» Working data:
##############################

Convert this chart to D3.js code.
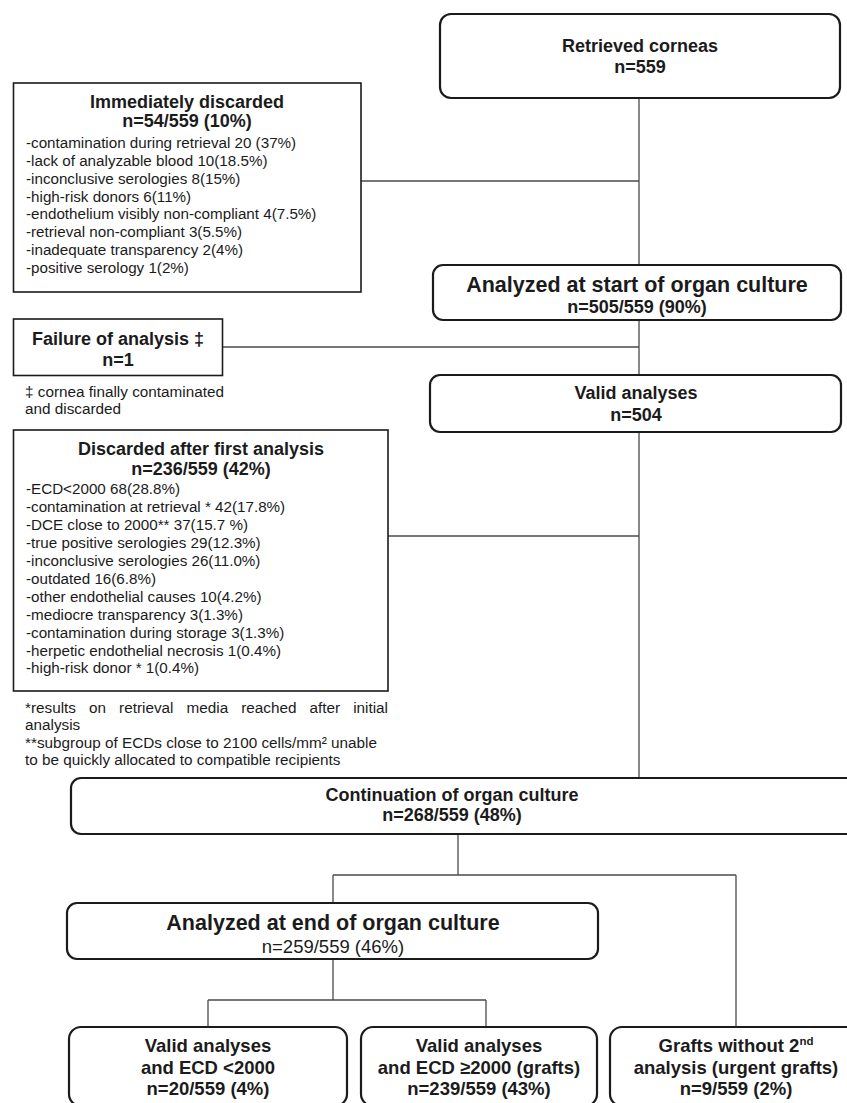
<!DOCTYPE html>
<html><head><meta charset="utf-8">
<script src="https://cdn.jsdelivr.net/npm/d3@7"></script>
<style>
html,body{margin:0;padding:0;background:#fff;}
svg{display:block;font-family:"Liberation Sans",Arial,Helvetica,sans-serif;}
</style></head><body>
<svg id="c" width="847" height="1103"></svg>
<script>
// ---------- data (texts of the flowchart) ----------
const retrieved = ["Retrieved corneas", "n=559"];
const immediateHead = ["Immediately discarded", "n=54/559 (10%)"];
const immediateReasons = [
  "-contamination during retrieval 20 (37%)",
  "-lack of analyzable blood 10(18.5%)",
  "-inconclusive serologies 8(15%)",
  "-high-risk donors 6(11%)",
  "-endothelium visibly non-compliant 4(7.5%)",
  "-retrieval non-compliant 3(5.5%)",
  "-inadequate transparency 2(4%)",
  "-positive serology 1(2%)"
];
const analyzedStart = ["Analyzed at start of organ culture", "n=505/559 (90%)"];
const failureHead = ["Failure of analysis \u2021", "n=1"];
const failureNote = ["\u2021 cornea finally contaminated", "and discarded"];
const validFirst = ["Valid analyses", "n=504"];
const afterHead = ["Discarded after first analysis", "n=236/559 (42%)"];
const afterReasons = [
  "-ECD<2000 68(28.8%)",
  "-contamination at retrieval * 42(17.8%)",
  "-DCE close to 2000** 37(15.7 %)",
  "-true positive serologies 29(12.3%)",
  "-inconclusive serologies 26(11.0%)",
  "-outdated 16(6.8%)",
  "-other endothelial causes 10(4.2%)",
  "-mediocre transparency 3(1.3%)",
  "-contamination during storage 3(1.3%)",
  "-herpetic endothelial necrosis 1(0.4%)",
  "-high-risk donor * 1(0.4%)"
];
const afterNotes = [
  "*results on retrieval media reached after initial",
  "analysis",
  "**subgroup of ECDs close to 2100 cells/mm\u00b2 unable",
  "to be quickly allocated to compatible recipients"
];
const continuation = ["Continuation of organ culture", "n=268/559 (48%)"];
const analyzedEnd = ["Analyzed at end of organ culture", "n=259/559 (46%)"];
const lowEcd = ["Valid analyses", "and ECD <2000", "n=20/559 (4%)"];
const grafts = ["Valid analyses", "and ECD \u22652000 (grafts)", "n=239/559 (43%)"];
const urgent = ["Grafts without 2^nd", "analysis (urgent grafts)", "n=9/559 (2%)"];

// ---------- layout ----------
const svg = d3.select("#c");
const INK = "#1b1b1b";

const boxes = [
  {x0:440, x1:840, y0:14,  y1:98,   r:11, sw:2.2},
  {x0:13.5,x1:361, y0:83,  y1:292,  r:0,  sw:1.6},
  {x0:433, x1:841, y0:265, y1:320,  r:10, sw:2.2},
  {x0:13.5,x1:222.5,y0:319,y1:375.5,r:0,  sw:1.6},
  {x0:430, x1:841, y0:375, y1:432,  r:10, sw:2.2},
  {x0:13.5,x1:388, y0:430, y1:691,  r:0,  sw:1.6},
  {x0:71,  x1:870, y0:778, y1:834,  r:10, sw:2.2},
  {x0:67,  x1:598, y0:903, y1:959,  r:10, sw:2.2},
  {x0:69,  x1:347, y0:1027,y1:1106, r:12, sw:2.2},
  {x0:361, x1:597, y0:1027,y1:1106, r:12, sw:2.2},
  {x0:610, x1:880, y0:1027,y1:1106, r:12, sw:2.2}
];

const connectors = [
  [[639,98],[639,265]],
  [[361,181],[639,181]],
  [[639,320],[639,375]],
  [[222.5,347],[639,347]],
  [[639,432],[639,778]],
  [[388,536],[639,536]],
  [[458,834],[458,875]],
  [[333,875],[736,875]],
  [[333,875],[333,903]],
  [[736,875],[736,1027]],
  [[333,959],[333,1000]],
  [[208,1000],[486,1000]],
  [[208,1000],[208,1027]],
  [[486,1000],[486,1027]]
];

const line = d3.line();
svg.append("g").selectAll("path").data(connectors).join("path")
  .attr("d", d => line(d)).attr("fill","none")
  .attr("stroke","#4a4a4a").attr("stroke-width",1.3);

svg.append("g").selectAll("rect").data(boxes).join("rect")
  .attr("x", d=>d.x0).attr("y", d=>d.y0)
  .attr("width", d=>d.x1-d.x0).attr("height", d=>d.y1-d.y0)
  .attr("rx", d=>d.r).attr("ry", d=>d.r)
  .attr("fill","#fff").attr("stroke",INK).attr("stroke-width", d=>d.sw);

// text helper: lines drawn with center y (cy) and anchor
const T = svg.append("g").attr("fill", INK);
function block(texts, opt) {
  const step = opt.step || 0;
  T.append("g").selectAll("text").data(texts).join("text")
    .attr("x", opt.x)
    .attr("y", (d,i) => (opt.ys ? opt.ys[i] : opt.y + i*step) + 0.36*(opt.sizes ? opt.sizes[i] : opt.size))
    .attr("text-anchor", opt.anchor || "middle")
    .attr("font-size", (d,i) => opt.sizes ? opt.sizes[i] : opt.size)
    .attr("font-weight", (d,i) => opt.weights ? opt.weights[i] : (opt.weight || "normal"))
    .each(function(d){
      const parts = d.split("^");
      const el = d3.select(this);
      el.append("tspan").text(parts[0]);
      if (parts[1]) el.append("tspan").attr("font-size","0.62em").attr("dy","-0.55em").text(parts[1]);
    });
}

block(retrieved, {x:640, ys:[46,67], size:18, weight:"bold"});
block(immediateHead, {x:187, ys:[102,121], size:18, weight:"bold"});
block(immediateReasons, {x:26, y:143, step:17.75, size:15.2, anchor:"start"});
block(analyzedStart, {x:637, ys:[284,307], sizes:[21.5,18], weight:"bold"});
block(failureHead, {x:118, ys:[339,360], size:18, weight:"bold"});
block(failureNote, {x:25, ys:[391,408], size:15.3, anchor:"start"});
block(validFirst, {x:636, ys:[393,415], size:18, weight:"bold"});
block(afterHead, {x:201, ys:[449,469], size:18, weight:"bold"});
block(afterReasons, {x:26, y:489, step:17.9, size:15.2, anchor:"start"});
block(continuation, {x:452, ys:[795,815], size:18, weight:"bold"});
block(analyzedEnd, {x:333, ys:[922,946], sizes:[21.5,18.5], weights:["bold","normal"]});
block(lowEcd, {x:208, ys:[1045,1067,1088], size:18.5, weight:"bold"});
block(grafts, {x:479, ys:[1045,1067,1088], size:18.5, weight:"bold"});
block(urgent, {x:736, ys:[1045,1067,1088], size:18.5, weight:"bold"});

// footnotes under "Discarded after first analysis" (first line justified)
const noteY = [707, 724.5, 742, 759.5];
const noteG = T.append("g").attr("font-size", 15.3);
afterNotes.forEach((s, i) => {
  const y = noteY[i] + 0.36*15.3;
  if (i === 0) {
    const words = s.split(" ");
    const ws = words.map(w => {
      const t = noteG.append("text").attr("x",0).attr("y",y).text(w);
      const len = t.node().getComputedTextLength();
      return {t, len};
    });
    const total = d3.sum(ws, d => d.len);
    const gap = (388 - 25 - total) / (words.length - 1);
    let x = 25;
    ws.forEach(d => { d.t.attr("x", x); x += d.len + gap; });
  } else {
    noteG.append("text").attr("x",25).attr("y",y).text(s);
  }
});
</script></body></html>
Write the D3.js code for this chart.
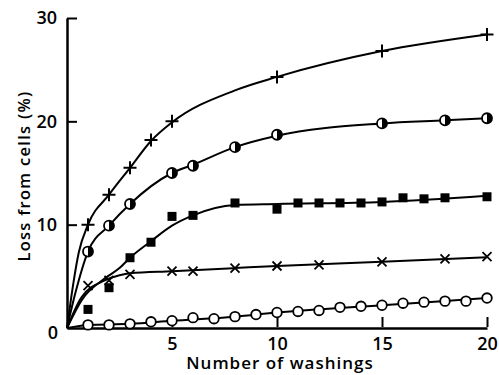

##############################

» What to produce:
In this exercise, set down all of the data exactly, without the pictures.

» Exercise output:
Convert this chart to D3.js code.
<!DOCTYPE html>
<html><head><meta charset="utf-8">
<script src="https://cdn.jsdelivr.net/npm/d3@7"></script>
<style>
html,body{margin:0;padding:0;background:#fff;}
svg{display:block;font-family:"Liberation Sans",Arial,Helvetica,sans-serif;}
</style></head><body>
<svg id="c" width="847" height="1103"></svg>
<script>
// ---------- data (texts of the flowchart) ----------
const retrieved = ["Retrieved corneas", "n=559"];
const immediateHead = ["Immediately discarded", "n=54/559 (10%)"];
const immediateReasons = [
  "-contamination during retrieval 20 (37%)",
  "-lack of analyzable blood 10(18.5%)",
  "-inconclusive serologies 8(15%)",
  "-high-risk donors 6(11%)",
  "-endothelium visibly non-compliant 4(7.5%)",
  "-retrieval non-compliant 3(5.5%)",
  "-inadequate transparency 2(4%)",
  "-positive serology 1(2%)"
];
const analyzedStart = ["Analyzed at start of organ culture", "n=505/559 (90%)"];
const failureHead = ["Failure of analysis \u2021", "n=1"];
const failureNote = ["\u2021 cornea finally contaminated", "and discarded"];
const validFirst = ["Valid analyses", "n=504"];
const afterHead = ["Discarded after first analysis", "n=236/559 (42%)"];
const afterReasons = [
  "-ECD<2000 68(28.8%)",
  "-contamination at retrieval * 42(17.8%)",
  "-DCE close to 2000** 37(15.7 %)",
  "-true positive serologies 29(12.3%)",
  "-inconclusive serologies 26(11.0%)",
  "-outdated 16(6.8%)",
  "-other endothelial causes 10(4.2%)",
  "-mediocre transparency 3(1.3%)",
  "-contamination during storage 3(1.3%)",
  "-herpetic endothelial necrosis 1(0.4%)",
  "-high-risk donor * 1(0.4%)"
];
const afterNotes = [
  "*results on retrieval media reached after initial",
  "analysis",
  "**subgroup of ECDs close to 2100 cells/mm\u00b2 unable",
  "to be quickly allocated to compatible recipients"
];
const continuation = ["Continuation of organ culture", "n=268/559 (48%)"];
const analyzedEnd = ["Analyzed at end of organ culture", "n=259/559 (46%)"];
const lowEcd = ["Valid analyses", "and ECD <2000", "n=20/559 (4%)"];
const grafts = ["Valid analyses", "and ECD \u22652000 (grafts)", "n=239/559 (43%)"];
const urgent = ["Grafts without 2^nd", "analysis (urgent grafts)", "n=9/559 (2%)"];

// ---------- layout ----------
const svg = d3.select("#c");
const INK = "#1b1b1b";

const boxes = [
  {x0:440, x1:840, y0:14,  y1:98,   r:11, sw:2.2},
  {x0:13.5,x1:361, y0:83,  y1:292,  r:0,  sw:1.6},
  {x0:433, x1:841, y0:265, y1:320,  r:10, sw:2.2},
  {x0:13.5,x1:222.5,y0:319,y1:375.5,r:0,  sw:1.6},
  {x0:430, x1:841, y0:375, y1:432,  r:10, sw:2.2},
  {x0:13.5,x1:388, y0:430, y1:691,  r:0,  sw:1.6},
  {x0:71,  x1:870, y0:778, y1:834,  r:10, sw:2.2},
  {x0:67,  x1:598, y0:903, y1:959,  r:10, sw:2.2},
  {x0:69,  x1:347, y0:1027,y1:1106, r:12, sw:2.2},
  {x0:361, x1:597, y0:1027,y1:1106, r:12, sw:2.2},
  {x0:610, x1:880, y0:1027,y1:1106, r:12, sw:2.2}
];

const connectors = [
  [[639,98],[639,265]],
  [[361,181],[639,181]],
  [[639,320],[639,375]],
  [[222.5,347],[639,347]],
  [[639,432],[639,778]],
  [[388,536],[639,536]],
  [[458,834],[458,875]],
  [[333,875],[736,875]],
  [[333,875],[333,903]],
  [[736,875],[736,1027]],
  [[333,959],[333,1000]],
  [[208,1000],[486,1000]],
  [[208,1000],[208,1027]],
  [[486,1000],[486,1027]]
];

const line = d3.line();
svg.append("g").selectAll("path").data(connectors).join("path")
  .attr("d", d => line(d)).attr("fill","none")
  .attr("stroke","#4a4a4a").attr("stroke-width",1.3);

svg.append("g").selectAll("rect").data(boxes).join("rect")
  .attr("x", d=>d.x0).attr("y", d=>d.y0)
  .attr("width", d=>d.x1-d.x0).attr("height", d=>d.y1-d.y0)
  .attr("rx", d=>d.r).attr("ry", d=>d.r)
  .attr("fill","#fff").attr("stroke",INK).attr("stroke-width", d=>d.sw);

// text helper: lines drawn with center y (cy) and anchor
const T = svg.append("g").attr("fill", INK);
function block(texts, opt) {
  const step = opt.step || 0;
  T.append("g").selectAll("text").data(texts).join("text")
    .attr("x", opt.x)
    .attr("y", (d,i) => (opt.ys ? opt.ys[i] : opt.y + i*step) + 0.36*(opt.sizes ? opt.sizes[i] : opt.size))
    .attr("text-anchor", opt.anchor || "middle")
    .attr("font-size", (d,i) => opt.sizes ? opt.sizes[i] : opt.size)
    .attr("font-weight", (d,i) => opt.weights ? opt.weights[i] : (opt.weight || "normal"))
    .each(function(d){
      const parts = d.split("^");
      const el = d3.select(this);
      el.append("tspan").text(parts[0]);
      if (parts[1]) el.append("tspan").attr("font-size","0.62em").attr("dy","-0.55em").text(parts[1]);
    });
}

block(retrieved, {x:640, ys:[46,67], size:18, weight:"bold"});
block(immediateHead, {x:187, ys:[102,121], size:18, weight:"bold"});
block(immediateReasons, {x:26, y:143, step:17.75, size:15.2, anchor:"start"});
block(analyzedStart, {x:637, ys:[284,307], sizes:[21.5,18], weight:"bold"});
block(failureHead, {x:118, ys:[339,360], size:18, weight:"bold"});
block(failureNote, {x:25, ys:[391,408], size:15.3, anchor:"start"});
block(validFirst, {x:636, ys:[393,415], size:18, weight:"bold"});
block(afterHead, {x:201, ys:[449,469], size:18, weight:"bold"});
block(afterReasons, {x:26, y:489, step:17.9, size:15.2, anchor:"start"});
block(continuation, {x:452, ys:[795,815], size:18, weight:"bold"});
block(analyzedEnd, {x:333, ys:[922,946], sizes:[21.5,18.5], weights:["bold","normal"]});
block(lowEcd, {x:208, ys:[1045,1067,1088], size:18.5, weight:"bold"});
block(grafts, {x:479, ys:[1045,1067,1088], size:18.5, weight:"bold"});
block(urgent, {x:736, ys:[1045,1067,1088], size:18.5, weight:"bold"});

// footnotes under "Discarded after first analysis" (first line justified)
const noteY = [707, 724.5, 742, 759.5];
const noteG = T.append("g").attr("font-size", 15.3);
afterNotes.forEach((s, i) => {
  const y = noteY[i] + 0.36*15.3;
  if (i === 0) {
    const words = s.split(" ");
    const ws = words.map(w => {
      const t = noteG.append("text").attr("x",0).attr("y",y).text(w);
      const len = t.node().getComputedTextLength();
      return {t, len};
    });
    const total = d3.sum(ws, d => d.len);
    const gap = (388 - 25 - total) / (words.length - 1);
    let x = 25;
    ws.forEach(d => { d.t.attr("x", x); x += d.len + gap; });
  } else {
    noteG.append("text").attr("x",25).attr("y",y).text(s);
  }
});
</script></body></html>
Write the D3.js code for this chart.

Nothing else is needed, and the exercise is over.